F & D Rahni
Winter solstice that usually falls on December 21 has been celebrated by human communities throughout the world for millennia. As many of the oldest civilizations have evolved between the Indus and Ganji rivers to the east and Tigris and Euphrates rivers to the west, where current Iran falls in the center, the celebration has been called Yalda ( aka Daygan) since antiquity. The word means (re-)birth of the sun. There are other derivations of the same Syriac (Aramaic) word adopted in the Indo-European Persian language, such as Tavallod and Milad that are synonymous. Yalda puts behind the longest night of the year, when daylight begins to become longer (the triumph of light over darkness). It is also called "Shabe Chelleh", meaning the first night of a forty day period before another revered Persian celebration, Jashne Sadeh. The latter is one hundred days before the grandest Persian commemorations, Norouz, or the Persian New Year. Yalda was adopted from the Babylonians and incorporated into Zoroastrianism by Persians.
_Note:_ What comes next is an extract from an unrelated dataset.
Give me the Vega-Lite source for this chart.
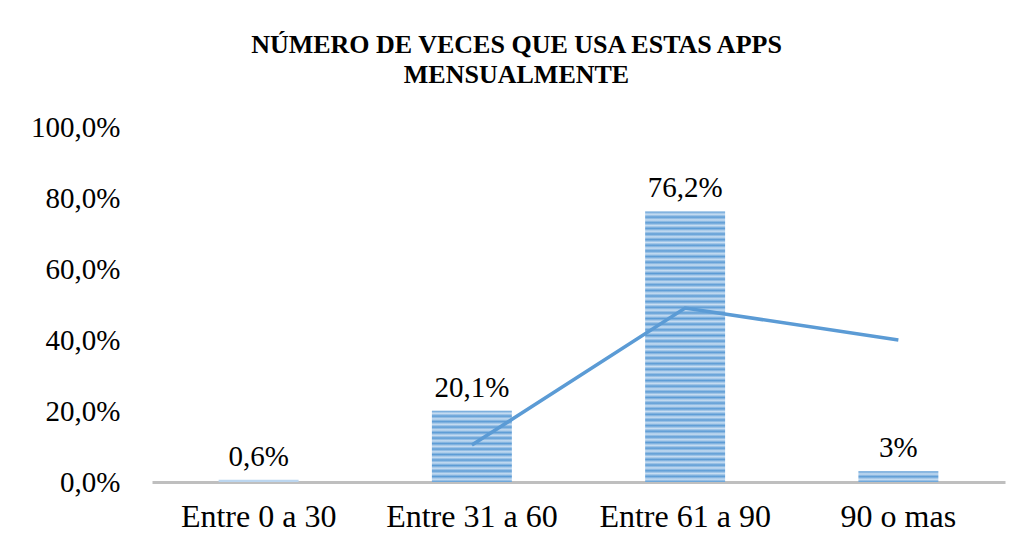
{
  "$schema": "https://vega.github.io/schema/vega-lite/v6.json",
  "width": 853,
  "height": 355,
  "autosize": {"type": "none"},
  "padding": {"left": 152, "top": 127, "right": 20, "bottom": 68},
  "background": "white",
  "title": {
    "text": ["NÚMERO DE VECES QUE USA ESTAS APPS", "MENSUALMENTE"],
    "font": "Liberation Serif",
    "fontWeight": "bold",
    "fontSize": 26,
    "lineHeight": 30,
    "color": "#000000",
    "anchor": "middle",
    "frame": "group",
    "dx": -62,
    "offset": 25
  },
  "config": {
    "view": {"stroke": null},
    "font": "Liberation Serif"
  },
  "data": {
    "values": [
      {"cat": "Entre 0 a 30", "pct": 0.6, "label": "0,6%", "linea": null},
      {"cat": "Entre 31 a 60", "pct": 20.1, "label": "20,1%", "linea": 10.4},
      {"cat": "Entre 61 a 90", "pct": 76.2, "label": "76,2%", "linea": 49},
      {"cat": "90 o mas", "pct": 3, "label": "3%", "linea": 40}
    ]
  },
  "encoding": {
    "x": {
      "field": "cat",
      "type": "nominal",
      "sort": null,
      "scale": {"paddingInner": 0.625, "paddingOuter": 0.3125},
      "axis": {
        "title": null,
        "labelAngle": 0,
        "labelFont": "Liberation Serif",
        "labelFontSize": 32,
        "labelColor": "#000000",
        "labelPadding": 19,
        "ticks": false,
        "domainColor": "#bfbfbf",
        "domainWidth": 3
      }
    }
  },
  "layer": [
    {
      "mark": {"type": "bar"},
      "encoding": {
        "y": {
          "field": "pct",
          "type": "quantitative",
          "scale": {"domain": [0, 100], "nice": false},
          "axis": {
            "title": null,
            "values": [0, 20, 40, 60, 80, 100],
            "labelExpr": "replace(format(datum.value, '.1f'), '.', ',') + '%'",
            "labelFont": "Liberation Serif",
            "labelFontSize": 29,
            "labelColor": "#000000",
            "labelPadding": 32,
            "ticks": false,
            "domain": false,
            "grid": false
          }
        },
        "color": {
          "condition": [
            {
              "test": "datum.cat === 'Entre 61 a 90'",
              "value": {
                "gradient": "linear", "x1": 0, "y1": 0, "x2": 0, "y2": 1,
                "stops": [
                  {"offset": 0, "color": "#5b9bd5"}, {"offset": 0.0104, "color": "#c9def2"},
                  {"offset": 0.0208, "color": "#5b9bd5"}, {"offset": 0.0313, "color": "#c9def2"},
                  {"offset": 0.0417, "color": "#5b9bd5"}, {"offset": 0.0521, "color": "#c9def2"},
                  {"offset": 0.0625, "color": "#5b9bd5"}, {"offset": 0.0729, "color": "#c9def2"},
                  {"offset": 0.0833, "color": "#5b9bd5"}, {"offset": 0.0938, "color": "#c9def2"},
                  {"offset": 0.1042, "color": "#5b9bd5"}, {"offset": 0.1146, "color": "#c9def2"},
                  {"offset": 0.125, "color": "#5b9bd5"}, {"offset": 0.1354, "color": "#c9def2"},
                  {"offset": 0.1458, "color": "#5b9bd5"}, {"offset": 0.1563, "color": "#c9def2"},
                  {"offset": 0.1667, "color": "#5b9bd5"}, {"offset": 0.1771, "color": "#c9def2"},
                  {"offset": 0.1875, "color": "#5b9bd5"}, {"offset": 0.1979, "color": "#c9def2"},
                  {"offset": 0.2083, "color": "#5b9bd5"}, {"offset": 0.2188, "color": "#c9def2"},
                  {"offset": 0.2292, "color": "#5b9bd5"}, {"offset": 0.2396, "color": "#c9def2"},
                  {"offset": 0.25, "color": "#5b9bd5"}, {"offset": 0.2604, "color": "#c9def2"},
                  {"offset": 0.2708, "color": "#5b9bd5"}, {"offset": 0.2813, "color": "#c9def2"},
                  {"offset": 0.2917, "color": "#5b9bd5"}, {"offset": 0.3021, "color": "#c9def2"},
                  {"offset": 0.3125, "color": "#5b9bd5"}, {"offset": 0.3229, "color": "#c9def2"},
                  {"offset": 0.3333, "color": "#5b9bd5"}, {"offset": 0.3438, "color": "#c9def2"},
                  {"offset": 0.3542, "color": "#5b9bd5"}, {"offset": 0.3646, "color": "#c9def2"},
                  {"offset": 0.375, "color": "#5b9bd5"}, {"offset": 0.3854, "color": "#c9def2"},
                  {"offset": 0.3958, "color": "#5b9bd5"}, {"offset": 0.4063, "color": "#c9def2"},
                  {"offset": 0.4167, "color": "#5b9bd5"}, {"offset": 0.4271, "color": "#c9def2"},
                  {"offset": 0.4375, "color": "#5b9bd5"}, {"offset": 0.4479, "color": "#c9def2"},
                  {"offset": 0.4583, "color": "#5b9bd5"}, {"offset": 0.4688, "color": "#c9def2"},
                  {"offset": 0.4792, "color": "#5b9bd5"}, {"offset": 0.4896, "color": "#c9def2"},
                  {"offset": 0.5, "color": "#5b9bd5"}, {"offset": 0.5104, "color": "#c9def2"},
                  {"offset": 0.5208, "color": "#5b9bd5"}, {"offset": 0.5313, "color": "#c9def2"},
                  {"offset": 0.5417, "color": "#5b9bd5"}, {"offset": 0.5521, "color": "#c9def2"},
                  {"offset": 0.5625, "color": "#5b9bd5"}, {"offset": 0.5729, "color": "#c9def2"},
                  {"offset": 0.5833, "color": "#5b9bd5"}, {"offset": 0.5938, "color": "#c9def2"},
                  {"offset": 0.6042, "color": "#5b9bd5"}, {"offset": 0.6146, "color": "#c9def2"},
                  {"offset": 0.625, "color": "#5b9bd5"}, {"offset": 0.6354, "color": "#c9def2"},
                  {"offset": 0.6458, "color": "#5b9bd5"}, {"offset": 0.6563, "color": "#c9def2"},
                  {"offset": 0.6667, "color": "#5b9bd5"}, {"offset": 0.6771, "color": "#c9def2"},
                  {"offset": 0.6875, "color": "#5b9bd5"}, {"offset": 0.6979, "color": "#c9def2"},
                  {"offset": 0.7083, "color": "#5b9bd5"}, {"offset": 0.7188, "color": "#c9def2"},
                  {"offset": 0.7292, "color": "#5b9bd5"}, {"offset": 0.7396, "color": "#c9def2"},
                  {"offset": 0.75, "color": "#5b9bd5"}, {"offset": 0.7604, "color": "#c9def2"},
                  {"offset": 0.7708, "color": "#5b9bd5"}, {"offset": 0.7813, "color": "#c9def2"},
                  {"offset": 0.7917, "color": "#5b9bd5"}, {"offset": 0.8021, "color": "#c9def2"},
                  {"offset": 0.8125, "color": "#5b9bd5"}, {"offset": 0.8229, "color": "#c9def2"},
                  {"offset": 0.8333, "color": "#5b9bd5"}, {"offset": 0.8438, "color": "#c9def2"},
                  {"offset": 0.8542, "color": "#5b9bd5"}, {"offset": 0.8646, "color": "#c9def2"},
                  {"offset": 0.875, "color": "#5b9bd5"}, {"offset": 0.8854, "color": "#c9def2"},
                  {"offset": 0.8958, "color": "#5b9bd5"}, {"offset": 0.9063, "color": "#c9def2"},
                  {"offset": 0.9167, "color": "#5b9bd5"}, {"offset": 0.9271, "color": "#c9def2"},
                  {"offset": 0.9375, "color": "#5b9bd5"}, {"offset": 0.9479, "color": "#c9def2"},
                  {"offset": 0.9583, "color": "#5b9bd5"}, {"offset": 0.9688, "color": "#c9def2"},
                  {"offset": 0.9792, "color": "#5b9bd5"}, {"offset": 0.9896, "color": "#c9def2"},
                  {"offset": 1, "color": "#5b9bd5"}
                ]
              }
            },
            {
              "test": "datum.cat === 'Entre 31 a 60'",
              "value": {
                "gradient": "linear", "x1": 0, "y1": 0, "x2": 0, "y2": 1,
                "stops": [
                  {"offset": 0, "color": "#5b9bd5"}, {"offset": 0.0385, "color": "#c9def2"},
                  {"offset": 0.0769, "color": "#5b9bd5"}, {"offset": 0.1154, "color": "#c9def2"},
                  {"offset": 0.1538, "color": "#5b9bd5"}, {"offset": 0.1923, "color": "#c9def2"},
                  {"offset": 0.2308, "color": "#5b9bd5"}, {"offset": 0.2692, "color": "#c9def2"},
                  {"offset": 0.3077, "color": "#5b9bd5"}, {"offset": 0.3462, "color": "#c9def2"},
                  {"offset": 0.3846, "color": "#5b9bd5"}, {"offset": 0.4231, "color": "#c9def2"},
                  {"offset": 0.4615, "color": "#5b9bd5"}, {"offset": 0.5, "color": "#c9def2"},
                  {"offset": 0.5385, "color": "#5b9bd5"}, {"offset": 0.5769, "color": "#c9def2"},
                  {"offset": 0.6154, "color": "#5b9bd5"}, {"offset": 0.6538, "color": "#c9def2"},
                  {"offset": 0.6923, "color": "#5b9bd5"}, {"offset": 0.7308, "color": "#c9def2"},
                  {"offset": 0.7692, "color": "#5b9bd5"}, {"offset": 0.8077, "color": "#c9def2"},
                  {"offset": 0.8462, "color": "#5b9bd5"}, {"offset": 0.8846, "color": "#c9def2"},
                  {"offset": 0.9231, "color": "#5b9bd5"}, {"offset": 0.9615, "color": "#c9def2"},
                  {"offset": 1, "color": "#5b9bd5"}
                ]
              }
            },
            {
              "test": "datum.cat === '90 o mas'",
              "value": {
                "gradient": "linear", "x1": 0, "y1": 0, "x2": 0, "y2": 1,
                "stops": [
                  {"offset": 0, "color": "#5b9bd5"}, {"offset": 0.25, "color": "#c9def2"},
                  {"offset": 0.5, "color": "#5b9bd5"}, {"offset": 0.75, "color": "#c9def2"},
                  {"offset": 1, "color": "#5b9bd5"}
                ]
              }
            }
          ],
          "value": "#bcd6ef"
        }
      }
    },
    {
      "mark": {"type": "text", "font": "Liberation Serif", "fontSize": 29, "color": "#000000", "baseline": "bottom", "dy": -8},
      "encoding": {
        "y": {"field": "pct", "type": "quantitative"},
        "text": {"field": "label", "type": "nominal"}
      }
    },
    {
      "mark": {"type": "line", "color": "#5b9bd5", "strokeWidth": 3.5},
      "encoding": {
        "y": {"field": "linea", "type": "quantitative"}
      }
    }
  ]
}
The ancient Roman festivals of Saturnalia (God of Agriculture, Saturn) and Sol Invicta (Sun God) are amongst the best known observances of winter solstice in the West, and as commemorated by the European pagans. The Romans, especially the aristocracy celebrated the birthday of Mithra, the Persian Goddess of the unconquerable sun, on December 25. It was believed that Mithra, an infant god, was born of a rock. For some Romans, Mithra's birthday was the most sacred day of the year. In the early years of Christianity, Easter was the main holiday as the birth of Jesus was not celebrated. In the fourth century, church officials decided to institute the birth of Jesus as a holiday, which was thought to have occurred in spring. Pope Julius I, however, chose December 25 for the birth of Jesus in order to mask the the pagan Saturnalia or Mithra festival. Mithra (Mehr) is responsible for protecting "the light of dawn called Havangah." The day after Yalda, known as "khoram rooz" or "khore rooz" (the day of sun) belongs to Ahura Mazda, the Lord of Wisdom.
One of the themes of the
festival was the temporary subversion of order. The king dressed in white would
change place with ordinary people. A mock king was crowned who ruled with
disorder and chaos as they believed order came of chaos, and masquerades spilled
into the streets. As the old year died, rules of ordinary living were relaxed.
Following the Persian tradition, the usual order of the year was suspended.
Grudges and quarrels forgotten, wars would be interrupted or postponed.
Businesses, courts and schools were closed. Rich and poor became equal, masters
served slaves, and children headed the family. Cross-dressing and masquerades,
merriment of all kinds prevailed. A mock king, the Lord of Misrule, was crowned.
Candles and lamps chased away the spirits of darkness.
The Iranian Jews, who are amongst the oldest inhabitants of the country, in addition to "Shab-e Cheleh", also celebrate the festival of "Illanout" (tree festival) at around the same time. Their celebration of Illanout is very similar to Shab-e Cheleh celebration. Candles are lit; all varieties of dried and fresh winter fruits will have to be present. Special meals are prepared and prayers are performed.